== PROBLEM REQUIREMENTS ==
Without the pictures, output the lines of the material from the very first through the one that holds "2022, 2023, 2024];".

== SOURCE EXCERPT ==
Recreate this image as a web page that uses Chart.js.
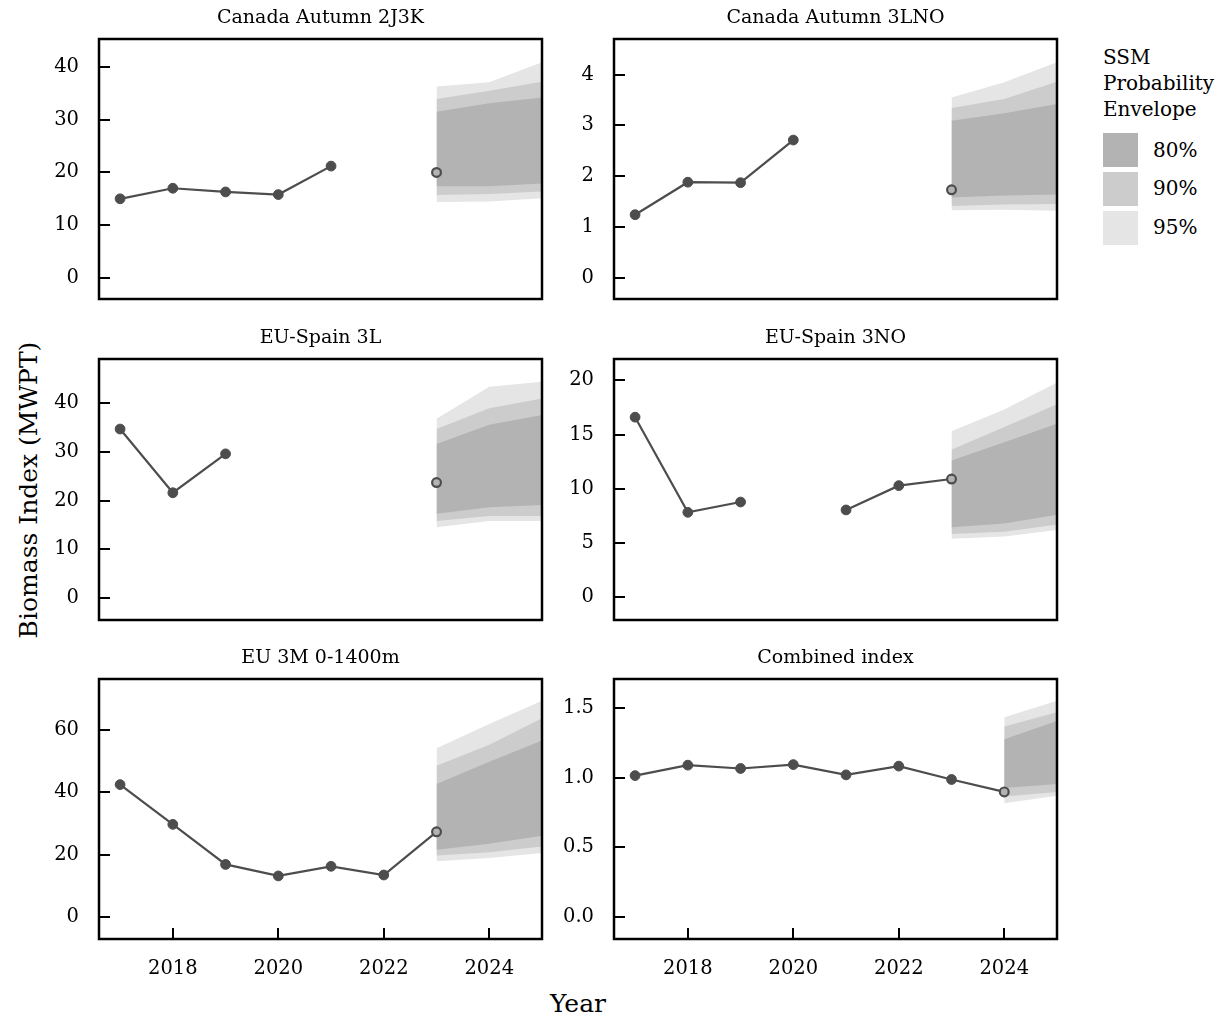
<!DOCTYPE html>
<html>
<head>
<meta charset="utf-8">
<title>SSM survey index fits</title>
<script src="https://cdn.jsdelivr.net/npm/chart.js@4/dist/chart.umd.min.js"></script>
<style>
  html, body { margin: 0; padding: 0; background: #ffffff; }
  body { width: 1225px; height: 1021px; position: relative; overflow: hidden; font-family: "DejaVu Serif", serif; color: #000; }
  .panel { position: absolute; }
  .panel canvas { display: block; }
  #ytitle { position: absolute; left: 28px; top: 490px; transform: translate(-50%, -50%) rotate(-90deg); font-size: 25px; white-space: nowrap; }
  #xtitle { position: absolute; left: 578px; top: 1003px; transform: translate(-50%, -50%); font-size: 25px; white-space: nowrap; }
  #legtitle { position: absolute; left: 1103px; top: 44px; font-size: 20px; line-height: 26px; }
  .swatch { position: absolute; left: 1103px; width: 35px; height: 34px; }
  .swlab { position: absolute; left: 1153px; font-size: 20px; line-height: 24px; }
</style>
</head>
<body>
<div id="ytitle">Biomass Index (MWPT)</div>
<div id="xtitle">Year</div>
<div id="legtitle">SSM<br>Probability<br>Envelope</div>
<div class="swatch" style="top:133px;background:#b3b3b3"></div>
<div class="swatch" style="top:172px;background:#cccccc"></div>
<div class="swatch" style="top:211px;background:#e5e5e5"></div>
<div class="swlab" style="top:138px">80%</div>
<div class="swlab" style="top:176px">90%</div>
<div class="swlab" style="top:215px">95%</div>

<script>
// ---- survey indices (last value of each series is the SSM estimate, drawn hollow) ----
const panelTitles = ['Canada Autumn 2J3K', 'Canada Autumn 3LNO', 'EU-Spain 3L', 'EU-Spain 3NO', 'EU 3M 0-1400m', 'Combined index'];
const surveyYears = [2017, 2018, 2019, 2020, 2021, 2022, 2023, 2024];

const canada2J3K = [15.0, 17.0, 16.3, 15.8, 21.2, null, 20.0, null];
const canada3LNO = [1.24, 1.88, 1.87, 2.71, null, null, 1.73, null];
const spain3L    = [34.7, 21.6, 29.6, null, null, null, 23.7, null];
const spain3NO   = [16.6, 7.83, 8.78, null, 8.05, 10.29, 10.9, null];
const eu3M       = [42.5, 29.7, 16.8, 13.1, 16.2, 13.4, 27.3, null];
const combined   = [1.014, 1.089, 1.065, 1.093, 1.019, 1.082, 0.986, 0.897];

// ---- projection envelopes ----
const projYears = [2023, 2024, 2025];
const combinedProjYears = [2024, 2025];

const hi95_2J3K = [36.3, 37.1, 40.9];
const hi90_2J3K = [33.9, 35.5, 37.2];
const hi80_2J3K = [31.5, 33.1, 34.2];
const lo80_2J3K = [17.4, 17.4, 17.9];
const lo90_2J3K = [15.7, 15.9, 16.4];
const lo95_2J3K = [14.4, 14.5, 15.1];

const hi95_3LNO = [3.55, 3.85, 4.24];
const hi90_3LNO = [3.34, 3.52, 3.86];
const hi80_3LNO = [3.09, 3.24, 3.42];
const lo80_3LNO = [1.58, 1.62, 1.64];
const lo90_3LNO = [1.41, 1.44, 1.45];
const lo95_3LNO = [1.33, 1.34, 1.32];

const hi95_3L = [36.8, 43.4, 44.4];
const hi90_3L = [34.7, 39.0, 41.0];
const hi80_3L = [31.6, 35.6, 37.6];
const lo80_3L = [17.3, 18.6, 19.1];
const lo90_3L = [15.8, 16.8, 16.8];
const lo95_3L = [14.5, 15.8, 15.8];

const hi95_3NO = [15.3, 17.3, 19.8];
const hi90_3NO = [13.6, 15.7, 17.8];
const hi80_3NO = [12.6, 14.3, 16.0];
const lo80_3NO = [6.45, 6.8, 7.6];
const lo90_3NO = [5.83, 6.05, 6.7];
const lo95_3NO = [5.4, 5.6, 6.2];

const hi95_3M = [54.2, 62.0, 69.5];
const hi90_3M = [48.6, 55.3, 63.9];
const hi80_3M = [42.7, 49.9, 56.7];
const lo80_3M = [21.5, 23.5, 26.0];
const lo90_3M = [19.7, 20.7, 22.6];
const lo95_3M = [17.8, 18.9, 20.5];

const hi95_comb = [1.434, 1.551];
const hi90_comb = [1.366, 1.469];
const hi80_comb = [1.276, 1.407];
const lo80_comb = [0.924, 0.953];
const lo90_comb = [0.864, 0.897];
const lo95_comb = [0.816, 0.870];

// ---- axes ----
const xLimits = [2016.6, 2025.0];
const xTicks = [2018, 2020, 2022, 2024];
const yLimits = [[-4.0, 45.3], [-0.42, 4.70], [-4.56, 49.1], [-2.09, 21.96], [-7.2, 76.5], [-0.16, 1.708]];
const yTicks = [[0, 10, 20, 30, 40], [0, 1, 2, 3, 4], [0, 10, 20, 30, 40], [0, 5, 10, 15, 20], [0, 20, 40, 60], [0, 0.5, 1.0, 1.5]];
const yDecimals = [0, 0, 0, 0, 0, 1];

const panelSeries = [canada2J3K, canada3LNO, spain3L, spain3NO, eu3M, combined];
const panelProjYears = [projYears, projYears, projYears, projYears, projYears, combinedProjYears];
const panelBands = [
  [hi80_2J3K, lo80_2J3K, hi90_2J3K, lo90_2J3K, hi95_2J3K, lo95_2J3K],
  [hi80_3LNO, lo80_3LNO, hi90_3LNO, lo90_3LNO, hi95_3LNO, lo95_3LNO],
  [hi80_3L, lo80_3L, hi90_3L, lo90_3L, hi95_3L, lo95_3L],
  [hi80_3NO, lo80_3NO, hi90_3NO, lo90_3NO, hi95_3NO, lo95_3NO],
  [hi80_3M, lo80_3M, hi90_3M, lo90_3M, hi95_3M, lo95_3M],
  [hi80_comb, lo80_comb, hi90_comb, lo90_comb, hi95_comb, lo95_comb]
];

const FONT = '"DejaVu Serif", serif';
const LINE = '#4d4d4d';
const BAND80 = '#b3b3b3', BAND90 = '#cccccc', BAND95 = '#e5e5e5';

// box frame with inward tick marks
const framePlugin = {
  id: 'frame',
  afterDraw(chart, args, opts) {
    const { ctx, chartArea: a } = chart;
    const tl = 11;
    ctx.save();
    ctx.strokeStyle = '#000';
    ctx.lineWidth = 2;
    const ys = chart.scales.y;
    ys.ticks.forEach(t => {
      const p = Math.round(ys.getPixelForValue(t.value));
      ctx.beginPath(); ctx.moveTo(a.left, p); ctx.lineTo(a.left + tl, p); ctx.stroke();
    });
    if (opts.xTickMarks) {
      const xs = chart.scales.x;
      xs.ticks.forEach(t => {
        const p = Math.round(xs.getPixelForValue(t.value));
        ctx.beginPath(); ctx.moveTo(p, a.bottom); ctx.lineTo(p, a.bottom - tl); ctx.stroke();
      });
    }
    ctx.lineWidth = 2.5;
    ctx.strokeRect(a.left, a.top, a.right - a.left, a.bottom - a.top);
    ctx.restore();
  }
};

function bandPair(years, hi, lo, color) {
  return [
    { data: years.map((x, k) => ({ x, y: hi[k] })), fill: '+1', backgroundColor: color,
      borderColor: 'rgba(0,0,0,0)', borderWidth: 0, pointRadius: 0, tension: 0 },
    { data: years.map((x, k) => ({ x, y: lo[k] })), fill: false,
      borderColor: 'rgba(0,0,0,0)', borderWidth: 0, pointRadius: 0, tension: 0 }
  ];
}

function makePanel(i) {
  const col = i % 2, row = Math.floor(i / 2);
  const left = col === 0 ? 0 : 560;
  const top = row * 320;
  const width = col === 0 ? 560 : 520;
  const axisWidth = col === 0 ? 99 : 54;
  const rightPad = col === 0 ? 18 : 23;
  const isBottom = row === 2;
  const height = isBottom ? 340 : 320;
  const bottomPad = isBottom ? 0 : (row === 0 ? 21 : 20);

  const wrap = document.createElement('div');
  wrap.className = 'panel';
  wrap.style.left = left + 'px';
  wrap.style.top = top + 'px';
  const cv = document.createElement('canvas');
  cv.width = width; cv.height = height;
  cv.style.width = width + 'px'; cv.style.height = height + 'px';
  wrap.appendChild(cv);
  document.body.appendChild(wrap);

  const series = panelSeries[i];
  let last = -1;
  series.forEach((v, k) => { if (v !== null) last = k; });
  const b = panelBands[i];
  const years = panelProjYears[i];

  const datasets = [
    {
      data: surveyYears.map((x, k) => ({ x, y: series[k] })),
      borderColor: LINE, borderWidth: 2.2, spanGaps: false, tension: 0, fill: false,
      pointRadius: c => c.dataIndex === last ? 4.4 : 4.9,
      pointBackgroundColor: c => c.dataIndex === last ? '#b3b3b3' : LINE,
      pointBorderColor: LINE,
      pointBorderWidth: c => c.dataIndex === last ? 2.2 : 1
    },
    ...bandPair(years, b[0], b[1], BAND80),
    ...bandPair(years, b[2], b[3], BAND90),
    ...bandPair(years, b[4], b[5], BAND95)
  ];

  const xScale = {
    type: 'linear', min: xLimits[0], max: xLimits[1],
    display: isBottom,
    afterBuildTicks: s => { s.ticks = xTicks.map(v => ({ value: v })); },
    grid: { display: false, drawTicks: false },
    border: { display: false },
    ticks: {
      autoSkip: false, maxRotation: 0, padding: 18, color: '#000',
      font: { family: FONT, size: 19.5 },
      callback: v => String(v)
    }
  };
  if (isBottom) xScale.afterFit = s => { s.height = 41; s.paddingLeft = 0; s.paddingRight = 0; };

  new Chart(cv, {
    type: 'line',
    data: { datasets },
    plugins: [framePlugin],
    options: {
      responsive: false,
      animation: false,
      devicePixelRatio: 1,
      layout: { padding: { left: 0, right: rightPad, top: 0, bottom: bottomPad } },
      plugins: {
        legend: { display: false },
        tooltip: { enabled: false },
        filler: { drawTime: 'beforeDatasetDraw', propagate: false },
        title: {
          display: true, text: panelTitles[i], fullSize: false,
          color: '#000', font: { family: FONT, size: 19, weight: 'normal', lineHeight: 1.2 },
          padding: { top: 6.5, bottom: 9.7 }
        },
        frame: { xTickMarks: isBottom }
      },
      scales: {
        x: xScale,
        y: {
          type: 'linear', min: yLimits[i][0], max: yLimits[i][1],
          afterBuildTicks: s => { s.ticks = yTicks[i].map(v => ({ value: v })); },
          afterFit: s => { s.width = axisWidth; s.paddingTop = 0; s.paddingBottom = 0; },
          grid: { display: false, drawTicks: false },
          border: { display: false },
          ticks: {
            padding: 20, color: '#000',
            font: { family: FONT, size: 19.5 },
            callback: v => Number(v).toFixed(yDecimals[i])
          }
        }
      }
    }
  });
}

for (let i = 0; i < 6; i++) makePanel(i);
</script>
</body>
</html>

== FINAL RESULT ==
Recreate this image as a web page that uses Chart.js.
<!DOCTYPE html>
<html>
<head>
<meta charset="utf-8">
<title>SSM survey index fits</title>
<script src="https://cdn.jsdelivr.net/npm/chart.js@4/dist/chart.umd.min.js"></script>
<style>
  html, body { margin: 0; padding: 0; background: #ffffff; }
  body { width: 1225px; height: 1021px; position: relative; overflow: hidden; font-family: "DejaVu Serif", serif; color: #000; }
  .panel { position: absolute; }
  .panel canvas { display: block; }
  #ytitle { position: absolute; left: 28px; top: 490px; transform: translate(-50%, -50%) rotate(-90deg); font-size: 25px; white-space: nowrap; }
  #xtitle { position: absolute; left: 578px; top: 1003px; transform: translate(-50%, -50%); font-size: 25px; white-space: nowrap; }
  #legtitle { position: absolute; left: 1103px; top: 44px; font-size: 20px; line-height: 26px; }
  .swatch { position: absolute; left: 1103px; width: 35px; height: 34px; }
  .swlab { position: absolute; left: 1153px; font-size: 20px; line-height: 24px; }
</style>
</head>
<body>
<div id="ytitle">Biomass Index (MWPT)</div>
<div id="xtitle">Year</div>
<div id="legtitle">SSM<br>Probability<br>Envelope</div>
<div class="swatch" style="top:133px;background:#b3b3b3"></div>
<div class="swatch" style="top:172px;background:#cccccc"></div>
<div class="swatch" style="top:211px;background:#e5e5e5"></div>
<div class="swlab" style="top:138px">80%</div>
<div class="swlab" style="top:176px">90%</div>
<div class="swlab" style="top:215px">95%</div>

<script>
// ---- survey indices (last value of each series is the SSM estimate, drawn hollow) ----
const panelTitles = ['Canada Autumn 2J3K', 'Canada Autumn 3LNO', 'EU-Spain 3L', 'EU-Spain 3NO', 'EU 3M 0-1400m', 'Combined index'];
const surveyYears = [2017, 2018, 2019, 2020, 2021, 2022, 2023, 2024];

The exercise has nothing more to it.